The meeting was co-chaired by Commission vice-president Jyrki Katainen and Chinese Vice-Premier Ma Kai.

Production overcapacity in the steel sector featured highly. Both sides followed up on the last Summit's agreement to establish a dedicated bilateral platform on steel and the Global Forum set up at the G20 summit in Hangzhou. A first meeting of the EU-China platform on steel overcapacity is due shortly.

China has committed to make its steel industry more responsive to market forces, and to reduce its excess production capacity and to ensure that its policies and support do not target the net expansion of steel capacity. Vice-President Katainen called on China to activate urgently all relevant policy tools to address the trade-related aspects of steel overcapacity.

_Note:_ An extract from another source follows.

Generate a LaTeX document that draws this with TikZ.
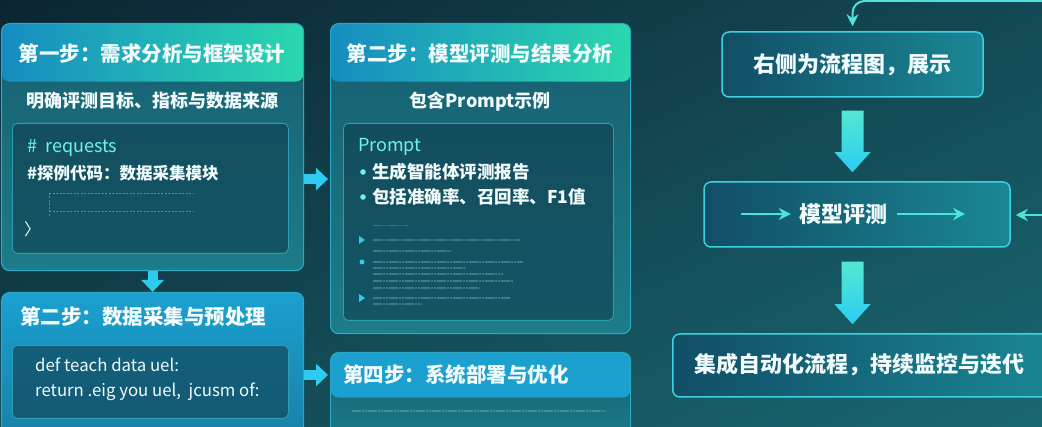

China and the EU further committed to make operational the Global Steel Forum on Excess Capacity, which was announced at the G20 Summit in Hangzhou in September. In this Forum, all G20 and interested OECD economies - including China and the EU - will not only enhance communication and cooperation, but also take effective steps to address overcapacity. The EU welcomes China's efforts to finalise discussions on the basis of the facilitating role by the OECD.

The EU and China also agreed to continue the dialogue on overcapacity, avoid the emergence of new barriers and future overcapacity in advanced industrial sectors.

On trade and market access, the EU continues to urge significantly improved market access for EU companies as well as a level playing field for business and investment. The EU handed over a list of the key concerns on market access and encouraged China to provide a list of their key concerns. The EU and China agreed to work together on addressing structural market access problems to ensure that the key barriers affecting both sides are eliminated.

The EU pushed to conclude negotiations on an agreement on Geographical Indications in the first half of 2017. The Chinese side reconfirmed its commitment to conclude the negotiations as soon as possible and both sides will meet shortly to that effect.

Regarding the digital economy, the EU and China agreed to explore further how to boost sustainable economic and societal development in line with the strategies for the Digital Single Market for Europe and Digital China. Both sides noted partial progress made in the implementation of the Joint Declaration on EU-China strategic cooperation in the field of 5G and support the extension of Chinese and European enterprises' reciprocal participation in scientific research and innovation programmes.

The EU is China's biggest trading partner, while China is the EU's second largest trading partner after the United States. Trade in goods between the EU and China is worth well over €1.5 billion a day, with EU exports amounting to €170 billion and imports to €350 billion in 2015.

The EU continues to be a top recipient of Chinese investment. There are indications that transactions could reach €27 billion in 2016, which would mean a growth of around 33% year-on-year. In the meantime, EU Foreign Direct Investment to China continues to drop as it remains below €1.8 billion for the fourth quarter in a row.